Exercise aim: Copy the listing below line for line, starting at its first line and ending with the line that has "const pct = v" in it. Add nothing.

─── Extracted information ───

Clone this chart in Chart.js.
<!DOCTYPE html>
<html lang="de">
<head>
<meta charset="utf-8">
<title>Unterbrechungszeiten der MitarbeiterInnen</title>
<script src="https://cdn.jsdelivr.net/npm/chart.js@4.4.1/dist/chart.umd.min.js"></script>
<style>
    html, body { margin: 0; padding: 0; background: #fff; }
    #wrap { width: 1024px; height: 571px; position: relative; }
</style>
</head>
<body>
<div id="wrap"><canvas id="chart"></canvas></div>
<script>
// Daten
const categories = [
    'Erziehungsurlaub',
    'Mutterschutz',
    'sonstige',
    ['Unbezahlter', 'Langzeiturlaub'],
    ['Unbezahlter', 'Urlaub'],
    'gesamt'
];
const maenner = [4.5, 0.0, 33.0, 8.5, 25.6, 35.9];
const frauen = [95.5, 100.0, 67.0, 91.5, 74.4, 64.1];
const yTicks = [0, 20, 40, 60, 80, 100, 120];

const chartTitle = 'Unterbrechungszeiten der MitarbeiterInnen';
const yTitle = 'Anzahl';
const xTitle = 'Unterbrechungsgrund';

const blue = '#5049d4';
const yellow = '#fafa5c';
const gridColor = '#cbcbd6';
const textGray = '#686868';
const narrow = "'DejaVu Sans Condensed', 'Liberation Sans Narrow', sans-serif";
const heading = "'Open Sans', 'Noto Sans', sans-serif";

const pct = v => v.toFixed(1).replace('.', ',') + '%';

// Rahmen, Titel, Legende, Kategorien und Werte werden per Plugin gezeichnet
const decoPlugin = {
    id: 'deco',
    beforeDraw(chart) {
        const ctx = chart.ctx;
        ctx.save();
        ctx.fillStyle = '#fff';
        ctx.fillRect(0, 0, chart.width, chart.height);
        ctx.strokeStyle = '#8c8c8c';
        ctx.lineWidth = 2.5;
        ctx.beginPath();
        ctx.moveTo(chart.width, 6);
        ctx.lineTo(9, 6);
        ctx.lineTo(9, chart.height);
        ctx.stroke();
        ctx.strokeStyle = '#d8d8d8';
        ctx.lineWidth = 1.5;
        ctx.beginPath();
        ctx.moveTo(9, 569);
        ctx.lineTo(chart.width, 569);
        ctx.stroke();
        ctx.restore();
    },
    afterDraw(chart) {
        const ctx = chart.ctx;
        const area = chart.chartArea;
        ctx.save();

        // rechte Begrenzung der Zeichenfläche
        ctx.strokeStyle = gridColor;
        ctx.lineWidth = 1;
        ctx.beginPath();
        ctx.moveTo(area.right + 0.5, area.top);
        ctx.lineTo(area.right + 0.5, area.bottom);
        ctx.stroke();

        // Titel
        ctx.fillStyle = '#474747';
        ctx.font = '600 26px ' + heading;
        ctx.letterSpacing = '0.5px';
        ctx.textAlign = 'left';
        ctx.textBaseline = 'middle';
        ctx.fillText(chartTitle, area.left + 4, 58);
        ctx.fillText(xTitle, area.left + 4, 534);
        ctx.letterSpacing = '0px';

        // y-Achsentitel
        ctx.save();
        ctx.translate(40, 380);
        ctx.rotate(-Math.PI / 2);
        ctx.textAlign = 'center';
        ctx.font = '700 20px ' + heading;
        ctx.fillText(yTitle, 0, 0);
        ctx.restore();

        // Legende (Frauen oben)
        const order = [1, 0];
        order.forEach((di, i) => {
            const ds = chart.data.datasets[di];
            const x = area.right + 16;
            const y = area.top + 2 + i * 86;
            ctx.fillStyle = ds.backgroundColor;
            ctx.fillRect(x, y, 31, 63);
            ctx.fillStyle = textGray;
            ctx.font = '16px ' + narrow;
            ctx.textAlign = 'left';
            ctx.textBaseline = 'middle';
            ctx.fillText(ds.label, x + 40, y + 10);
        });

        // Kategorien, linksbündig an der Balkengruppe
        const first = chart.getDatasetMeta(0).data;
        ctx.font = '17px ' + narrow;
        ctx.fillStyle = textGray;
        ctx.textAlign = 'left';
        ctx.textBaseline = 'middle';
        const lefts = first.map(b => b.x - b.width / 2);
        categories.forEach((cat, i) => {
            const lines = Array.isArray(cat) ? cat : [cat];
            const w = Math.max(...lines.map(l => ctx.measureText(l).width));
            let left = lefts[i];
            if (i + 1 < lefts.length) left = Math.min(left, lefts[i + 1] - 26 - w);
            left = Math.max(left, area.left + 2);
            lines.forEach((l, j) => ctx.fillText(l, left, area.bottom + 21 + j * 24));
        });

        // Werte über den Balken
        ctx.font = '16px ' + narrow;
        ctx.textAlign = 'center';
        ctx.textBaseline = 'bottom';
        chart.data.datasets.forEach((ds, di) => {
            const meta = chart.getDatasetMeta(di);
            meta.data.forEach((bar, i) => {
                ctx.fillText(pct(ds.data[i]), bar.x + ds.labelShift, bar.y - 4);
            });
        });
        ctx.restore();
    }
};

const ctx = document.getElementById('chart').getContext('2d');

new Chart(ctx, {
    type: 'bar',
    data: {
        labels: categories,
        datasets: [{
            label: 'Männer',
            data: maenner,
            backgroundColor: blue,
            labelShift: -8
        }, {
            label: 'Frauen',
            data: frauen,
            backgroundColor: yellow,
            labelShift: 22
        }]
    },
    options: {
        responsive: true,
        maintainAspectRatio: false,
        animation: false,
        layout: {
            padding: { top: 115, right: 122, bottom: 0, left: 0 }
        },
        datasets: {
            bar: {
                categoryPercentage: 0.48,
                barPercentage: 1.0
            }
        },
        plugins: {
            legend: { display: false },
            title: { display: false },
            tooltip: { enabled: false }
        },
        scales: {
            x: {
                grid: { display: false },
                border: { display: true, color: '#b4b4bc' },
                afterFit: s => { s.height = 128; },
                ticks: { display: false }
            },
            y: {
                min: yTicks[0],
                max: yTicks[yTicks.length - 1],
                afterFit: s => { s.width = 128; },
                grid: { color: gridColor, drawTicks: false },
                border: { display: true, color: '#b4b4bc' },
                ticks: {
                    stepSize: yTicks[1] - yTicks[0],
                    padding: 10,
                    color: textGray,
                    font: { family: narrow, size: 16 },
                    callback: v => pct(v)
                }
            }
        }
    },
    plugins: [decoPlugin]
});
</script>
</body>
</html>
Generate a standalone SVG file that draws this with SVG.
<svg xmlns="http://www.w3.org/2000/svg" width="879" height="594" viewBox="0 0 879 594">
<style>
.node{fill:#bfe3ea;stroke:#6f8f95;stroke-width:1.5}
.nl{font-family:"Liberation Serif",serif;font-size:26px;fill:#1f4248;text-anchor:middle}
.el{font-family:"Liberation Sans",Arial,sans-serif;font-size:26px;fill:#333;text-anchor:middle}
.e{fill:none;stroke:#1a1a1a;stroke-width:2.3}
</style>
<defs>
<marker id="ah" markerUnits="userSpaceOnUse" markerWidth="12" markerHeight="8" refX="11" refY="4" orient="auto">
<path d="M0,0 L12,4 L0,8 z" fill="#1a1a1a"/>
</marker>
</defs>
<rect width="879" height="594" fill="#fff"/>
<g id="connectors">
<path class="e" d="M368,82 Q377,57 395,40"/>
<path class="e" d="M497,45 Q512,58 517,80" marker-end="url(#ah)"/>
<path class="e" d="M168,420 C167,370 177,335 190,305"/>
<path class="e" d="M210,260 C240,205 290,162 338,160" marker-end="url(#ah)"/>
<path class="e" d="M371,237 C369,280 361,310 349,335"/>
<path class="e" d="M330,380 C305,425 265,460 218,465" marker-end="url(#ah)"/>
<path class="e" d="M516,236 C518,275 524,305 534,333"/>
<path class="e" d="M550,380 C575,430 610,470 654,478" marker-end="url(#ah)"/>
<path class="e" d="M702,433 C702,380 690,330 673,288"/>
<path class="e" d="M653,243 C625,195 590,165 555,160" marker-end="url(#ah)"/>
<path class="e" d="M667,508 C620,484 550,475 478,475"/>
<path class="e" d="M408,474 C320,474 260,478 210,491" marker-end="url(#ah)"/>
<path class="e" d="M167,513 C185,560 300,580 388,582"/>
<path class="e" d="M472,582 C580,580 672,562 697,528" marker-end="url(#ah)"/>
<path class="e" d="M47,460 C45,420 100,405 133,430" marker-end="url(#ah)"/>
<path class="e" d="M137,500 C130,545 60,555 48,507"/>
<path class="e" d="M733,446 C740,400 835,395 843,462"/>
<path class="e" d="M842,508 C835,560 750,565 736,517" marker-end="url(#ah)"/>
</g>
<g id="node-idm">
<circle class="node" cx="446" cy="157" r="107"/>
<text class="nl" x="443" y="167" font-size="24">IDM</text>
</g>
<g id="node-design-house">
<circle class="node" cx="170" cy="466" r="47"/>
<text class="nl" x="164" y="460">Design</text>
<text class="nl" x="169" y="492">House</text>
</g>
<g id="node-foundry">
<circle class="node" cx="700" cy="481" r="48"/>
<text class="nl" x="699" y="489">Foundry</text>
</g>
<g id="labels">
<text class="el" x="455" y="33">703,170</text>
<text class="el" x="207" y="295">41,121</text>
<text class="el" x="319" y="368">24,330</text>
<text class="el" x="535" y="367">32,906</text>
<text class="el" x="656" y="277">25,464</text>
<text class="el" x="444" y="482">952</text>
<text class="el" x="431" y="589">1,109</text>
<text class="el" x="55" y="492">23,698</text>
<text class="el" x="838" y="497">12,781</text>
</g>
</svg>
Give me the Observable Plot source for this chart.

───

Exercise solution:
Clone this chart in Chart.js.
<!DOCTYPE html>
<html lang="de">
<head>
<meta charset="utf-8">
<title>Unterbrechungszeiten der MitarbeiterInnen</title>
<script src="https://cdn.jsdelivr.net/npm/chart.js@4.4.1/dist/chart.umd.min.js"></script>
<style>
    html, body { margin: 0; padding: 0; background: #fff; }
    #wrap { width: 1024px; height: 571px; position: relative; }
</style>
</head>
<body>
<div id="wrap"><canvas id="chart"></canvas></div>
<script>
// Daten
const categories = [
    'Erziehungsurlaub',
    'Mutterschutz',
    'sonstige',
    ['Unbezahlter', 'Langzeiturlaub'],
    ['Unbezahlter', 'Urlaub'],
    'gesamt'
];
const maenner = [4.5, 0.0, 33.0, 8.5, 25.6, 35.9];
const frauen = [95.5, 100.0, 67.0, 91.5, 74.4, 64.1];
const yTicks = [0, 20, 40, 60, 80, 100, 120];

const chartTitle = 'Unterbrechungszeiten der MitarbeiterInnen';
const yTitle = 'Anzahl';
const xTitle = 'Unterbrechungsgrund';

const blue = '#5049d4';
const yellow = '#fafa5c';
const gridColor = '#cbcbd6';
const textGray = '#686868';
const narrow = "'DejaVu Sans Condensed', 'Liberation Sans Narrow', sans-serif";
const heading = "'Open Sans', 'Noto Sans', sans-serif";

const pct = v => v.toFixed(1).replace('.', ',') + '%';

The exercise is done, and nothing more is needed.